The industrialists argue that they want protection as compensation for the high costs of power, transport and other infrastructure services they face in India – for costs that are higher than in competing countries. But the government can force only the Indian consumer to subsidize the Indian industrialist; it can never force the foreign buyer to do so. The BJP, which is beholden to industry, will grant the latter ever higher protection. In the circumstances, activities that do not need that protection – for instance, export of services – will leave the protected firms far behind in growth. This is the way to lose weight and influence. The sons of the antiquated industrialists will themselves abandon those industries and run for the new economy. Already, the new economy billionaires’ fortunes dwarf those of families that have been getting rich for a century and more. In ten years’ time, the new economy industries will dwarf those of the old economy in wealth and magnetism. 
This is one illustration of the fact that as an economy gets liberalized and government controls on market are removed, the interrelations between markets increase. It is no longer enough for industrialists to understand their own industry; it becomes necessary to understand the not-so-obvious but quite inevitable economy-wide consequences of policies affecting a single industry. For instance, the raising of an import duty reduces imports and hence the demand for foreign exchange. The fall in demand tends to lead to an appreciation of the rupee, and increase the import competition faced by industries in general. It is also likely to raise domestic prices and make other industries internationally less competitive. One would have thought that Goswamy and Mitra would point this out to the members of their chambers; but as employees, they are perhaps too subservient to the latter to be too frank.

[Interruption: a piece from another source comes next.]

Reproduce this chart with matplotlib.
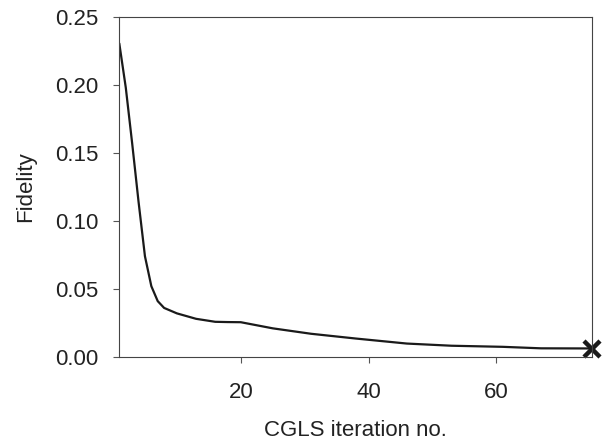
import numpy as np
import matplotlib.pyplot as plt

plt.rcParams['font.family'] = ['Liberation Sans', 'DejaVu Sans']

# CGLS convergence, values
iteration = [1, 2, 3, 4, 5, 6, 7, 8, 10, 13, 16, 18, 20, 25, 31, 38, 46, 53, 61, 67, 75]
fidelity = [0.230, 0.198, 0.157, 0.114, 0.074, 0.052, 0.041, 0.036, 0.032, 0.028,
            0.0258, 0.0256, 0.0255, 0.021, 0.017, 0.0135, 0.0098, 0.0082, 0.0074,
            0.0063, 0.0062]
final_iter = [75]
final_fid = [0.0055]
xticks = [20, 40, 60]
yticks = [0.00, 0.05, 0.10, 0.15, 0.20, 0.25]

tickFont = {'size': 16, 'color': '#222222'}
labelFont = {'size': 16, 'color': '#222222'}

fig = plt.figure(figsize=(6.03, 4.45), dpi=100)
ax = fig.add_axes([0.198, 0.198, 0.784, 0.764])

ax.plot(iteration, fidelity, color='#1a1a1a', linewidth=1.6)
ax.plot(final_iter, final_fid, 'x', color='#1a1a1a', ms=11, mew=3.2, clip_on=False)

ax.set_xlim(1, 75)
ax.set_ylim(0, 0.25)
ax.set_xticks(xticks)
ax.set_yticks(yticks)
ax.set_yticklabels(['%.2f' % v for v in yticks], **tickFont)
ax.set_xticklabels([str(v) for v in xticks], **tickFont)
ax.tick_params(axis='y', direction='out', length=4, width=0.8, color='#555555', pad=11)
ax.tick_params(axis='x', direction='out', length=4, width=0.8, color='#555555', pad=14)
for s in ax.spines.values():
    s.set_color('#444444')
    s.set_linewidth(0.8)

ax.set_xlabel('CGLS iteration no.', labelpad=12, **labelFont)
ax.set_ylabel('Fidelity', labelpad=14, **labelFont)

plt.savefig('out.png', dpi=100)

The other thing the industrialists do not realize is that the abolition of industrial and import licensing has changed the balance of power between them and politicians. Earlier, they were supplicants; today, politicians stand before them as supplicants. At election time, politicians will be queueing in the industrialists’ waiting rooms. The industrialists could use this new-found bargaining power to force changes in policies which they could not earlier touch – for instance, the rampant cross-subsidization which makes power and railway services so expensive to industry. Politicians may tell them to leave these political fixities alone. But nothing is fixed any longer. He who pays the piper calls the tune. If only he knows what tune to call.